NumPy is regularly applied in a wide range of use cases including the following:

Data manipulation and analysis. NumPy can be used for data cleaning, transformation and aggregation. The data can then be readily processed through varied NumPy mathematical operations such as statistical analysis, Fourier analysis and linear algebra -- all vital for advanced data analytics and data science tasks.
Scientific computing. NumPy handles advanced mathematical operations such as matrix multiplication, eigenvalue calculation and differential equations. This makes NumPy particularly valuable across a vast range of simulation, modeling, visualization, computational processing and other scientific computing tasks.
Machine learning. ML tasks are math-intensive, and ML libraries -- such as TensorFlow and scikit-learn -- readily use NumPy for mathematical computations needed to support ML algorithms and model training.
Signal and image processing. Signals and images can readily be represented as data arrays, and NumPy can provide tools needed to perform important processing tasks on that data for purposes such as enhancement and filtering.

Limitations of NumPy

Although NumPy offers some noteworthy advantages for mathematical software designers, several limitations must be considered. Common disadvantages include the following:

Lower flexibility. The focus on numerical and homogeneous data types is key to NumPy performance and efficiency, but it can also limit the flexibility of NumPy compared to other storage array mechanisms where heterogeneous data types must be supported. Additionally, NumPy lacks support for missing values, requiring careful validation and vetting of the data set.
Non-numerical data types. NumPy can support many different data types, but its primary focus is on numerical data types, such as floating-point numbers, and non-numerical data types, such as text strings, which might see little benefit from NumPy array storage compared to other array storage mechanisms such as Python lists.
Demands of change. NumPy and Python lists are both mutable -- array contents can be appended, extended and combined. However, NumPy is inefficient in handling such tasks, and routines designed to change, add, combine or delete data within the array can suffer performance limitations because of how NumPy allocates and uses memory.
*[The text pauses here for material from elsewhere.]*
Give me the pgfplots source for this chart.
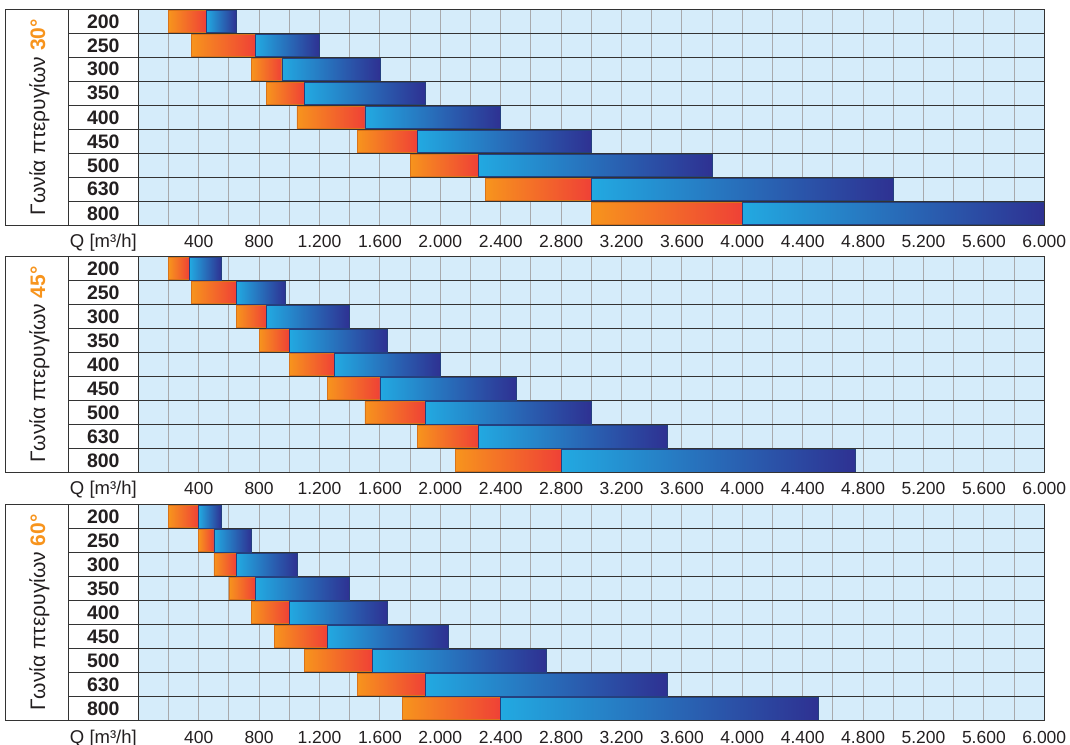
\documentclass[border=0pt]{standalone}
\usepackage{fontspec}
\setmainfont{Liberation Sans}
\usepackage{pgfplots}
\usepackage{pgfplotstable}
\pgfplotsset{compat=1.18}

\definecolor{bgblue}{HTML}{D5ECFA}
\definecolor{oA}{HTML}{F7941D}
\definecolor{oB}{HTML}{EF4136}
\definecolor{oD}{HTML}{D9731A}
\definecolor{bA}{HTML}{22A9E1}
\definecolor{bB}{HTML}{2E3192}
\definecolor{bD}{HTML}{24407F}
\definecolor{gridg}{HTML}{A7A9AC}
\definecolor{rowline}{HTML}{333333}
\definecolor{txt}{HTML}{231F20}

% row: 9 = top (200) ... 1 = bottom (800)
\pgfplotstableread{
row start oend bend
9 200 450 650
8 350 775 1200
7 750 950 1600
6 850 1100 1900
5 1050 1500 2400
4 1450 1850 3000
3 1800 2250 3800
2 2300 3000 5000
1 3000 4000 6000
}\tabA

\pgfplotstableread{
row start oend bend
9 200 340 550
8 350 650 975
7 650 850 1400
6 800 1000 1650
5 1000 1300 2000
4 1250 1600 2500
3 1500 1900 3000
2 1850 2250 3500
1 2100 2800 4750
}\tabB

\pgfplotstableread{
row start oend bend
9 200 400 550
8 400 500 750
7 500 650 1050
6 600 775 1400
5 750 1000 1650
4 900 1250 2050
3 1100 1550 2700
2 1450 1900 3500
1 1750 2400 4500
}\tabC

\pgfplotsset{
  orangebar/.style={left color=oA, right color=oB, draw=oD, line width=0.6pt},
  bluebar/.style={left color=bA, right color=bB, draw=bD, line width=0.5pt},
  panel/.style={
    scale only axis, width=906pt, height=216pt, anchor=south west,
    xmin=0, xmax=6000, ymin=0.5, ymax=9.5,
    axis background/.style={fill=bgblue},
    xtick={400,800,...,6000},
    xticklabels={400,800,1.200,1.600,2.000,2.400,2.800,3.200,3.600,4.000,4.400,4.800,5.200,5.600,6.000},
    minor xtick={200,400,...,5800},
    ytick={1,...,9},
    yticklabels={800,630,500,450,400,350,300,250,200},
    minor ytick={1.5,2.5,...,8.5},
    xmajorgrids=false, ymajorgrids=false,
    xminorgrids=true, yminorgrids=true,
    x grid style={gridg, line width=0.9pt},
    y grid style={rowline, line width=1.4pt},
    major tick length=0pt, minor tick length=0pt,
    tick style={draw=none},
    axis line style={rowline, line width=1.4pt},
    x tick label style={font=\fontsize{17.5}{19}\selectfont, text=txt, anchor=base, yshift=-22.5pt},
    y tick label style={font=\fontsize{19.5}{21}\selectfont\bfseries, text=txt, anchor=center, xshift=-35pt},
  },
}

% one horizontal bar: row, x from, x to, style
\newcommand\hb[4]{%
  \pgfmathsetmacro\ylo{#1-0.47}%
  \pgfmathsetmacro\yhi{#1+0.47}%
  \edef\hbtmp{\noexpand\addplot[#4] coordinates {(#2,\ylo) (#3,\ylo) (#3,\yhi) (#2,\yhi)} -- cycle;}%
  \hbtmp
}

\newcommand\bars[1]{%
  \pgfplotsinvokeforeach{0,...,8}{%
    \pgfplotstablegetelem{##1}{row}\of{#1}\let\rr\pgfplotsretval
    \pgfplotstablegetelem{##1}{start}\of{#1}\let\xa\pgfplotsretval
    \pgfplotstablegetelem{##1}{oend}\of{#1}\let\xb\pgfplotsretval
    \pgfplotstablegetelem{##1}{bend}\of{#1}\let\xc\pgfplotsretval
    \hb{\rr}{\xa}{\xb}{orangebar}%
    \hb{\rr}{\xb}{\xc}{bluebar}%
  }%
}

\newcommand\panel[3]{%
  \begin{axis}[panel, at={(138.3pt,#1pt)}]
    \bars{#2}
  \end{axis}
  \draw[rowline, line width=1.4pt] (5.7pt,#1pt) rectangle (1044.3pt,#1pt+216pt);
  \draw[rowline, line width=1.4pt] (68.3pt,#1pt) -- (68.3pt,#1pt+216pt);
  \foreach \k in {1,...,8}
    \draw[rowline, line width=1.4pt] (68.3pt,#1pt+\k*24pt) -- (138.3pt,#1pt+\k*24pt);
  \node[rotate=90, anchor=base, text=txt, inner sep=0pt, font=\fontsize{21}{23}\selectfont]
    at (45pt,#1pt+108pt) {Γωνία πτερυγίων \textcolor{oA}{\bfseries #3°}};
  \node[anchor=base east, inner sep=0pt, text=txt, font=\fontsize{18.5}{20}\selectfont]
    at (137pt,#1pt-22.5pt) {Q [m³/h]};
}

\begin{document}
\begin{tikzpicture}
  \path[use as bounding box] (0,0) rectangle (1070pt,744pt);
  \panel{518.7}{\tabA}{30}
  \panel{271.5}{\tabB}{45}
  \panel{23.5}{\tabC}{60}
\end{tikzpicture}
\end{document}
Ultimately, NumPy provides a powerful platform for scientific computation, but it is not a replacement for all array programming tasks. Software designers must carefully evaluate the nature and requirements of the array before selecting NumPy versus Python lists or other array mechanisms.

How to install and import NumPy

The only prerequisite for NumPy is a Python distribution. The Anaconda distribution of Python already includes Python and NumPy and might be easier for users just getting started with NumPy and scientific computing projects.

For users already employing a version of Python, NumPy can be installed using Conda (a package, dependency, and environment management tool) or Pip (a package manager for Python modules). Simple installation commands for each package manager can appear as:

conda install numpy

pip install numpy

Once installed, the NumPy library can be added or connected to the Python codebase using the Python import command such as:

import numpy

The module name ("numpy" in this case) can also be renamed through the import command to make the module name more relevant, readable or easier to reference. As an example, to import NumPy as "np" use the as switch such as:

import numpy as np

Thus, any calls made to NumPy can be made using the abbreviation np instead.